When you're jumping from driveways to commercial contracts
Most pressure washing operators start with a cold water machine, a ute, and residential driveway work. You can run that setup profitably for ages without needing finance. No drama.
The trigger is usually commercial work. Shopping centres wanting regular hardstand cleans. Strata managers with car parks and common areas. Councils wanting graffiti removal or footpath maintenance. That work pays better, but it demands better gear.
You need hot water for grease and oil. You need higher flow rates for large areas. You need water recovery to meet environmental regs. And you need a trailer-mounted system so you're not running extension leads from a client's power point like some bloke who just bought a Karcher from Bunnings.
When you've got two or three commercial contracts lined up — or you're already running them on borrowed gear — that's when financing a proper trailer rig makes sense. Not before.
Three traps that'll drain your bank account
The biggest pitfall? Financing a flash trailer setup when your revenue is still 90 percent residential driveways at $250 a pop. A $30K trailer rig with $700 a month in repayments needs consistent commercial work to justify itself. Three driveways a week won't cover it.
Second trap — financing gear that depreciates fast because it cops a hiding. Pressure washers get thrashed. Pumps blow seals. Hoses burst. You finance a machine with a five-year term and the pump needs a $2,000 rebuild in year two? Now you're paying for the rebuild on top of finance repayments on a machine that's not earning. That's a $15K paperweight with a monthly repayment. Buy your consumable gear outright and only finance the durable platform items: the trailer, the hot water boiler, the water recovery system.
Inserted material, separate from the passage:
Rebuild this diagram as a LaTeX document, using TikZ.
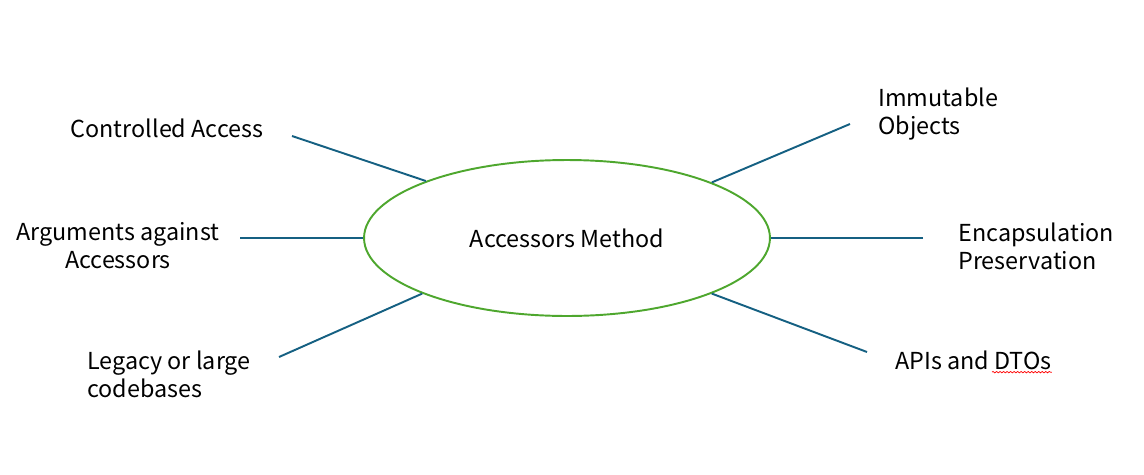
\documentclass[tikz,border=0pt]{standalone}
\usepackage{fontspec}
\setmainfont{Noto Sans CJK JP}
\usetikzlibrary{shapes.geometric,decorations.pathmorphing}
\definecolor{spokeblue}{HTML}{156082}
\definecolor{rimgreen}{HTML}{4EA72E}
\tikzset{every node/.append style={font=\fontsize{13.3}{15.9}\selectfont}}
\tikzset{
  spoke/.style={draw=spokeblue, line width=1.1pt},
  label/.style={inner sep=0pt, align=left, anchor=west},
}

\begin{document}
\begin{tikzpicture}[x=0.02cm, y=-0.02cm]
    \useasboundingbox (0,0) rectangle (1144,474);
    % centre
    \node[ellipse, draw=rimgreen, line width=1.1pt, minimum width=8.12cm, minimum height=3.12cm, inner sep=0pt] (hub) at (567,238) {Accessors Method};
    % left side
    \node[inner sep=0pt] (ctrl) at (167,128) {Controlled Access};
    \node[inner sep=0pt, align=center] (args) at (118,246) {Arguments against\\Accessors};
    \node[label] (legacy) at (87,374) {Legacy or large\\codebases};
    % right side
    \node[label] (immut) at (878,114) {Immutable\\Objects};
    \node[label] (encap) at (958,246) {Encapsulation\\Preservation};
    \node[label] (apis) at (895,360) {APIs and DTOs};
    % free ends of the spokes
    \coordinate (ctrl-end) at (292,136);
    \coordinate (args-end) at (240,238);
    \coordinate (legacy-end) at (279,357);
    \coordinate (immut-end) at (850,124);
    \coordinate (encap-end) at (923,238);
    \coordinate (apis-end) at (867,352);
    \draw[spoke] (ctrl-end) -- (hub.158.5);
    \draw[spoke] (args-end) -- (hub.180);
    \draw[spoke] (legacy-end) -- (hub.201.2);
    \draw[spoke] (immut-end) -- (hub.21);
    \draw[spoke] (encap-end) -- (hub.0);
    \draw[spoke] (apis-end) -- (hub.339);
    % spell-check squiggle under DTOs
    \coordinate (sq-a) at ([xshift=-1.2cm, yshift=-0.06cm]apis.base east);
    \coordinate (sq-b) at ([yshift=-0.06cm]apis.base east);
    \draw[red, line width=0.4pt, decorate, decoration={snake, amplitude=0.4pt, segment length=2pt}] (sq-a) -- (sq-b);
\end{tikzpicture}
\end{document}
Third trap: not factoring in chemical costs. Chemical injection systems are cheap ($500 to $1,500), but the chemicals themselves are an ongoing cost that eats into the margin you thought the new gear would create.
Chattel mortgage. That's the one for trailer rigs.
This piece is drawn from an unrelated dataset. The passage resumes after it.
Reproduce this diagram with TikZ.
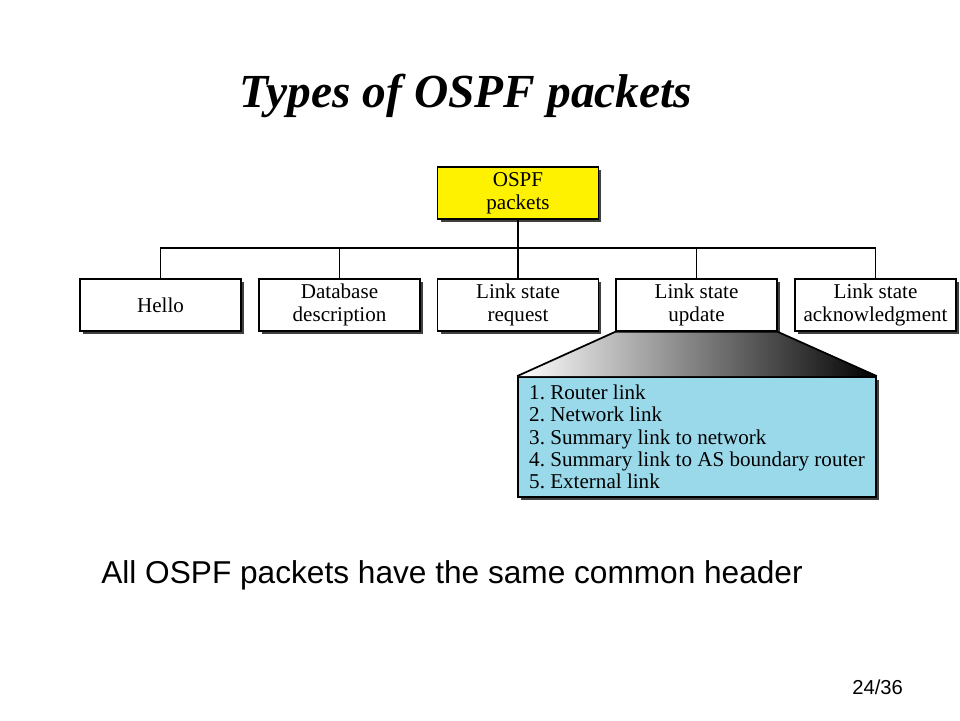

For a trailer-mounted system, chattel mortgage makes the most sense. You own the asset from day one, claim the GST on the purchase price in your next BAS, and depreciate it over the loan term. Interest is tax-deductible too.
For a $25,000 to $35,000 trailer rig, you're looking at three to five year terms. Keep it as short as your cash flow allows — trailers and mechanical gear don't hold value like vehicles do.
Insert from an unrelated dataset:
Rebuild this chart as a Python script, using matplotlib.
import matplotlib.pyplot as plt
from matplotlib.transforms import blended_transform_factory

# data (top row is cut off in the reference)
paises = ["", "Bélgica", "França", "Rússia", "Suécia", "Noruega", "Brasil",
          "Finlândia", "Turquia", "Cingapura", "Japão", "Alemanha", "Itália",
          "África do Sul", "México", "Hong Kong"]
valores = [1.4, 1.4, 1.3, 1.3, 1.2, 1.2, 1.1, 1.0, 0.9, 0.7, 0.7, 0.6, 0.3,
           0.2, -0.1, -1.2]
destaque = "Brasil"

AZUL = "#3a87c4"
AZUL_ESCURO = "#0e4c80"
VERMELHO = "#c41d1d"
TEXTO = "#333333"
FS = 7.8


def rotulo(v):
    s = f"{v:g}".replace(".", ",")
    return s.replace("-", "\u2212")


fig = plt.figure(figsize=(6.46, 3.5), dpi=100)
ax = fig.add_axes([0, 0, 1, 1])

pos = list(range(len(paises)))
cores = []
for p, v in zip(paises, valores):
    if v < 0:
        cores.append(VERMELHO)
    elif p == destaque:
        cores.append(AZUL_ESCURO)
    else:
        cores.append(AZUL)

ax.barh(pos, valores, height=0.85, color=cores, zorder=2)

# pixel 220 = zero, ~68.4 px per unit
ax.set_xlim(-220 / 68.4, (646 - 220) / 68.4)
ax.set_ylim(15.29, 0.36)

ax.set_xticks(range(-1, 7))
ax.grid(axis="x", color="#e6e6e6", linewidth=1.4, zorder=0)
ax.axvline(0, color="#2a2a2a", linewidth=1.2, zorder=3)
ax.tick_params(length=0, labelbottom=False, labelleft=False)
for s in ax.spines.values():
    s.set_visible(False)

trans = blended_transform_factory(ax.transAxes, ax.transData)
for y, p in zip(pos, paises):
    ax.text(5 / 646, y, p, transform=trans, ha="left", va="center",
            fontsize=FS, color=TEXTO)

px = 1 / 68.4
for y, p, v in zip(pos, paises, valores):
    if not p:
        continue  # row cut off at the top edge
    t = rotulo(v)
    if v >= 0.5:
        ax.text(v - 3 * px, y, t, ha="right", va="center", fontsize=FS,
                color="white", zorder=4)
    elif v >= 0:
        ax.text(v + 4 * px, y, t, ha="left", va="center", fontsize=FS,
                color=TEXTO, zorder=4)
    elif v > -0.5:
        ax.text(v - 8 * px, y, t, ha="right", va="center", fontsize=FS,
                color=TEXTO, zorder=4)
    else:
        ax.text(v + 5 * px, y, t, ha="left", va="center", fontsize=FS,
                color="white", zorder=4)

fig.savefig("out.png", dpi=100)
A finance lease can work if your accountant specifically recommends keeping the asset off your balance sheet. But most sole trader and partnership pressure washing businesses get more benefit from the chattel mortgage structure. Rent-to-own? Almost always more expensive than a straight chattel mortgage. Avoid it unless you genuinely can't get approved for standard finance.
You've got the contracts. You just need the capacity.
Real talk: the right time to finance pressure washing equipment is when you're turning away work or subbing it out because your current setup can't handle the volume or the spec.
If you're quoting on commercial jobs and losing them because you don't have hot water capability or water recovery, you're leaving money on the table. Money that would more than cover the repayments.
If you're doing six to eight residential jobs a week on a cold water machine and have a pipeline of strata and commercial inquiries, the trailer rig pays for itself within months. But if you're financing gear hoping the work will come? You've got the equation backwards. The gear follows the work, not the other way around.
Finance the trailer and the compliance gear. Buy the wand and hoses outright.
The platform items that give you capacity and compliance are worth financing. The trailer, the hot water boiler, the water recovery unit. Everything that touches water under pressure is a consumable — buy it outright or replace it from operating cash.
Here's the test. If the monthly repayment is less than the profit from two commercial jobs you couldn't have taken without the gear, the finance is paying for itself. If you need more than two jobs a month just to cover the repayment, the timing is wrong.
Keep the finance and setup decision tied to what the business can actually support.
That is how you upgrade without creating pressure you do not need.